Outlook: What to Watch in Coming Quarters





POSITIVE CATALYSTS



  • Sustained profitability over next 2-3 quarters to demonstrate operational consistency rather than one-off improvement

  • Revenue growth above ₹5 crores per quarter with stable 15%+ operating margins

  • Entry of institutional investors (mutual funds or insurance companies) providing credibility and liquidity

  • Expansion beyond Isabgol formulations into adjacent therapeutic areas to diversify revenue base

  • Improvement in quality grade from "Below Average" to "Average" or higher based on sustained performance




RED FLAGS



  • Return to quarterly losses or margin compression below 10%, indicating Q2 FY26 was an aberration

  • Sequential revenue decline for two consecutive quarters, suggesting demand weakness

  • Any promoter share pledging or reduction in promoter holding below 35%

  • Deterioration in working capital with rising trade payables or inventory levels

  • Continued absence of institutional participation despite improved operational metrics





For the stock to sustain its recent gains and justify its "Very Expensive" valuation, Unjha Formulations must demonstrate consistent profitability across multiple quarters, expand its revenue base beyond current levels, and attract institutional investor interest. The company's ability to maintain operating margins above 15% while growing sales will be critical to building investor confidence.
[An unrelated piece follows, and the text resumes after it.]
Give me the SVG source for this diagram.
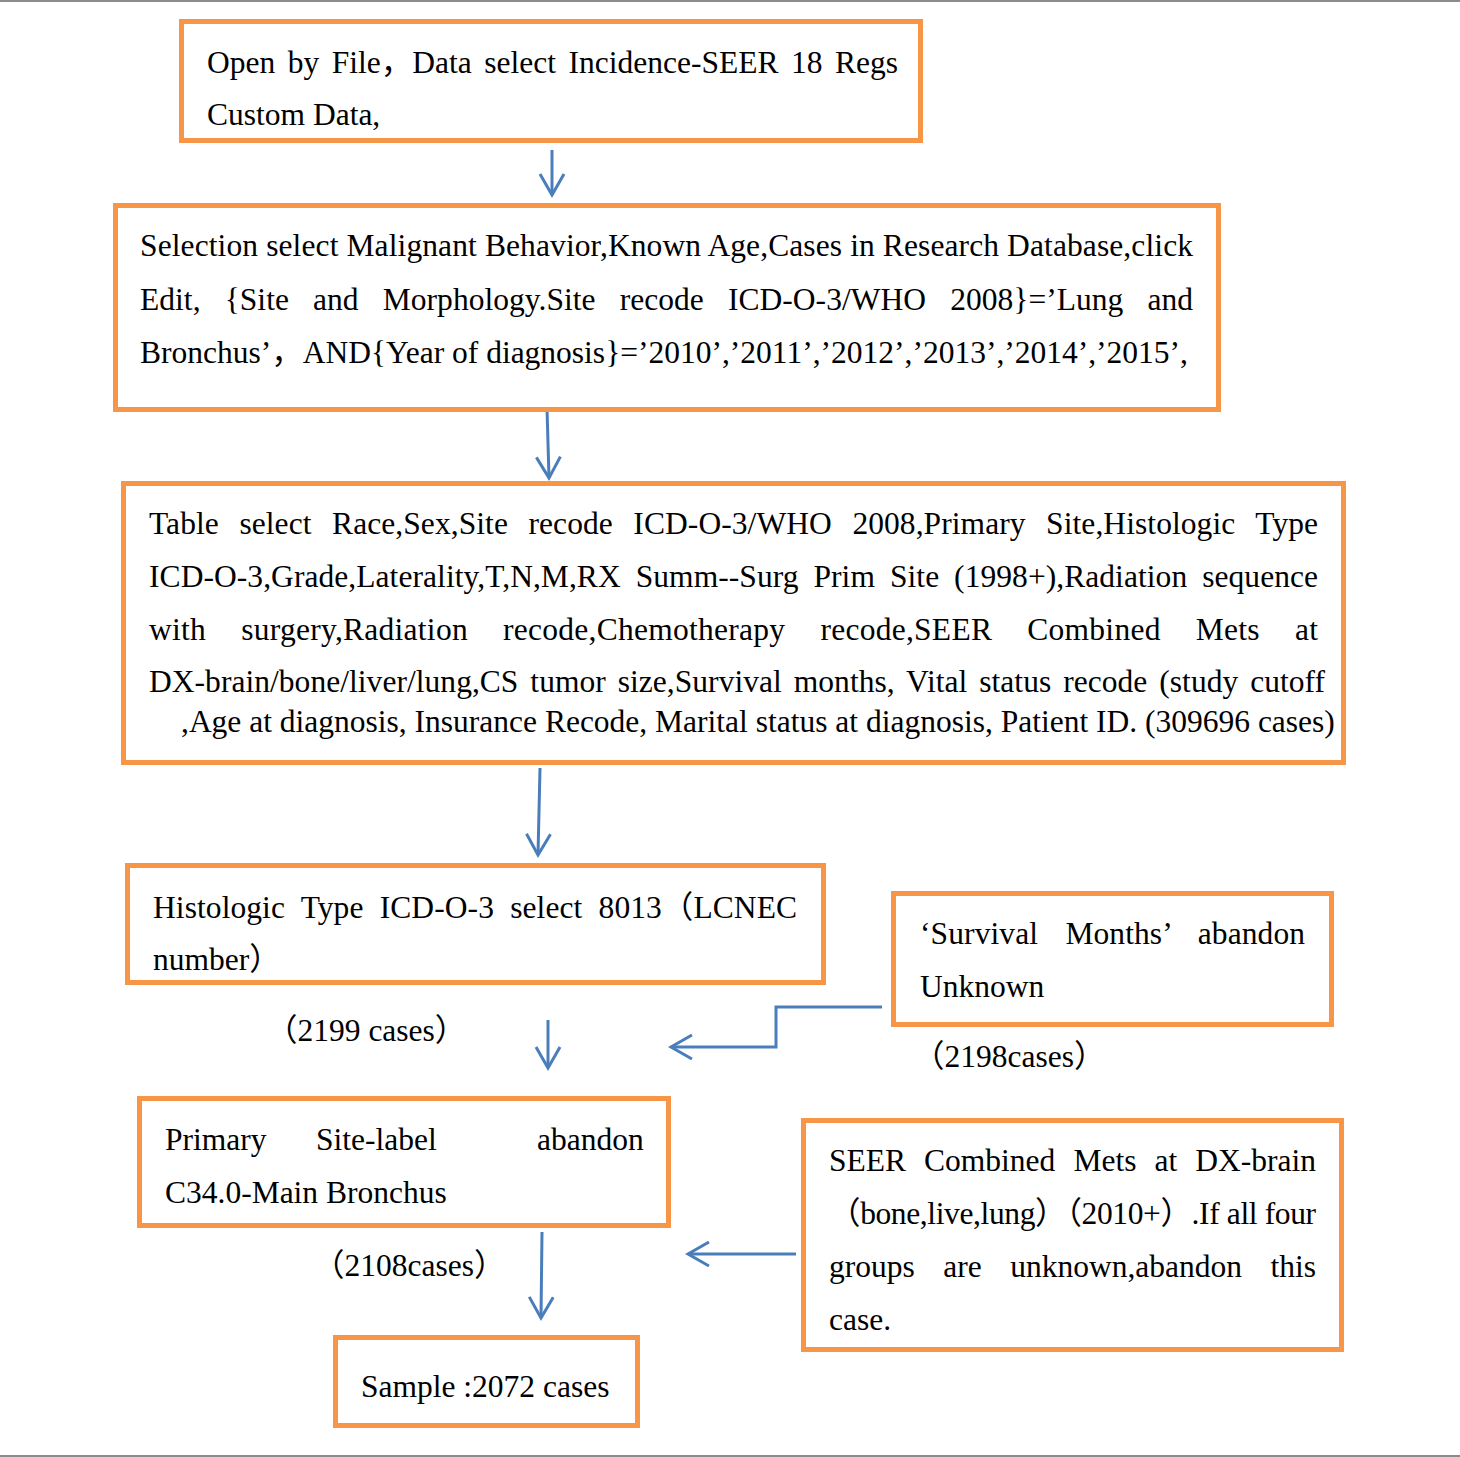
<svg xmlns="http://www.w3.org/2000/svg" width="1460" height="1457" viewBox="0 0 1460 1457">
<style>
.box{fill:#fff;stroke:#F79646;stroke-width:5}
.t{font-family:"Liberation Serif","Noto Sans CJK SC",serif;font-size:31.5px;fill:#000}
.c{fill:none;stroke:#4A7EBB;stroke-width:3}
.frame{stroke:#8c8c8c;stroke-width:2}
</style>
<defs>
<marker id="ah" markerUnits="userSpaceOnUse" markerWidth="30" markerHeight="30" viewBox="-26 -15 30 30" refX="0" refY="0" orient="auto">
<path d="M-21,-12 L0,0 L-21,12" fill="none" stroke="#4A7EBB" stroke-width="3"/>
</marker>
</defs>
<rect width="1460" height="1457" fill="#fff"/>
<line class="frame" x1="0" y1="1" x2="1460" y2="1"/>
<line class="frame" x1="0" y1="1456" x2="1460" y2="1456"/>

<g id="connectors">
<path class="c" d="M552,150 L552,195" marker-end="url(#ah)"/>
<path class="c" d="M547,408 L549,478" marker-end="url(#ah)"/>
<path class="c" d="M540,768 L538,855" marker-end="url(#ah)"/>
<path class="c" d="M548,1020 L548,1068" marker-end="url(#ah)"/>
<path class="c" d="M882,1007 L776,1007 L776,1047 L671,1047" marker-end="url(#ah)"/>
<path class="c" d="M542,1232 L541,1318" marker-end="url(#ah)"/>
<path class="c" d="M796,1254 L688,1254" marker-end="url(#ah)"/>
</g>

<g id="n1">
<rect class="box" x="181.5" y="21.5" width="739" height="119"/>
<text class="t" x="207" y="73" style="word-spacing:4.6px" textLength="691" lengthAdjust="spacing">Open by File，Data select Incidence-SEER 18 Regs</text>
<text class="t" x="207" y="125">Custom Data,</text>
</g>

<g id="n2">
<rect class="box" x="115.5" y="205.5" width="1103" height="204"/>
<text class="t" x="140" y="256" textLength="1053" lengthAdjust="spacing">Selection select Malignant Behavior,Known Age,Cases in Research Database,click</text>
<text class="t" x="140" y="310" style="word-spacing:16.2px" textLength="1053" lengthAdjust="spacing">Edit, {Site and Morphology.Site recode ICD-O-3/WHO 2008}=’Lung and</text>
<text class="t" x="140" y="363">Bronchus’，AND{Year of diagnosis}=’2010’,’2011’,’2012’,’2013’,’2014’,’2015’,</text>
</g>

<g id="n3">
<rect class="box" x="123.5" y="483.5" width="1220" height="279"/>
<text class="t" x="149" y="534" style="word-spacing:12.6px" textLength="1169" lengthAdjust="spacing">Table select Race,Sex,Site recode ICD-O-3/WHO 2008,Primary Site,Histologic Type</text>
<text class="t" x="149" y="587" style="word-spacing:7px" textLength="1169" lengthAdjust="spacing">ICD-O-3,Grade,Laterality,T,N,M,RX Summ--Surg Prim Site (1998+),Radiation sequence</text>
<text class="t" x="149" y="640" style="word-spacing:27px" textLength="1169" lengthAdjust="spacing">with surgery,Radiation recode,Chemotherapy recode,SEER Combined Mets at</text>
<text class="t" x="149" y="692" style="word-spacing:4px" textLength="1176" lengthAdjust="spacing">DX-brain/bone/liver/lung,CS tumor size,Survival months, Vital status recode (study cutoff</text>
<text class="t" x="181" y="732">,Age at diagnosis, Insurance Recode, Marital status at diagnosis, Patient ID. (309696 cases)</text>
</g>

<g id="n4">
<rect class="box" x="127.5" y="865.5" width="696" height="117"/>
<text class="t" x="153" y="918" style="word-spacing:8.3px" textLength="644" lengthAdjust="spacing">Histologic Type ICD-O-3 select 8013（LCNEC</text>
<text class="t" x="153" y="970">number）</text>
</g>

<g id="n5">
<rect class="box" x="893.5" y="893.5" width="438" height="131"/>
<text class="t" x="920" y="944" style="word-spacing:19.3px" textLength="385" lengthAdjust="spacing">‘Survival Months’ abandon</text>
<text class="t" x="920" y="997">Unknown</text>
</g>

<g id="l1"><text class="t" x="266" y="1041">（2199 cases）</text></g>
<g id="l2"><text class="t" x="913" y="1067">（2198cases）</text></g>

<g id="n6">
<rect class="box" x="139.5" y="1098.5" width="529" height="127"/>
<text class="t" y="1150"><tspan x="165">Primary</tspan><tspan x="316">Site-label</tspan><tspan x="537">abandon</tspan></text>
<text class="t" x="165" y="1203">C34.0-Main Bronchus</text>
</g>

<g id="l3"><text class="t" x="313" y="1276">（2108cases）</text></g>

<g id="n7">
<rect class="box" x="803.5" y="1120.5" width="538" height="229"/>
<text class="t" x="829" y="1171" style="word-spacing:10.2px" textLength="487" lengthAdjust="spacing">SEER Combined Mets at DX-brain</text>
<text class="t" x="829" y="1224" textLength="487" lengthAdjust="spacing">（bone,live,lung）（2010+）.If all four</text>
<text class="t" x="829" y="1277" style="word-spacing:20.6px" textLength="487" lengthAdjust="spacing">groups are unknown,abandon this</text>
<text class="t" x="829" y="1330">case.</text>
</g>

<g id="n8">
<rect class="box" x="335.5" y="1337.5" width="302" height="88"/>
<text class="t" x="361" y="1397">Sample :2072 cases</text>
</g>
</svg>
Any return to the volatility that characterised FY25 would likely trigger significant downside risk given the elevated valuation multiples.




The Verdict: Speculative Hold with Limited Upside Visibility


HOLD

Score: 53/100


For Fresh Investors: Avoid initiating positions at current levels. The combination of "Very Expensive" valuation, "Below Average" quality grade, and high volatility (59.71%) makes this unsuitable for most investors. The micro-cap nature and zero institutional ownership create significant liquidity risks. Only aggressive, high-risk-tolerant investors with deep understanding of micro-cap pharmaceuticals should consider entry, and only on significant price corrections of 20-25% from current levels.


For Existing Holders: Hold positions but monitor quarterly results closely. Set a stop-loss at ₹22-23 (book value vicinity) to protect against downside if profitability proves unsustainable. Consider partial profit booking on any rally above ₹30, as the "Very Expensive" valuation grade suggests limited upside. Re-evaluate the investment thesis if the company reports losses in Q3 FY26 or if institutional participation remains absent despite improved metrics.


Fair Value Estimate: ₹22-24 (15-20% downside from current price of ₹26.10), based on sustainable earnings of ₹0.50-0.60 crores per quarter and a more reasonable P/E multiple of 8-10x for a micro-cap with inconsistent profitability. The current P/BV of 3.60x appears unjustified absent sustained operational improvements and institutional validation.





Note: ROCE = (EBIT - Other income)/(Capital Employed - Cash - Current Investments)





⚠️ Investment Disclaimer


This article is for educational and informational purposes only and should not be construed as financial advice. Investors should conduct their own due diligence, consider their risk tolerance and investment objectives, and consult with a qualified financial advisor before making any investment decisions. Micro-cap stocks like Unjha Formulations carry significantly higher risks including liquidity constraints, volatility, and limited financial transparency compared to large-cap companies.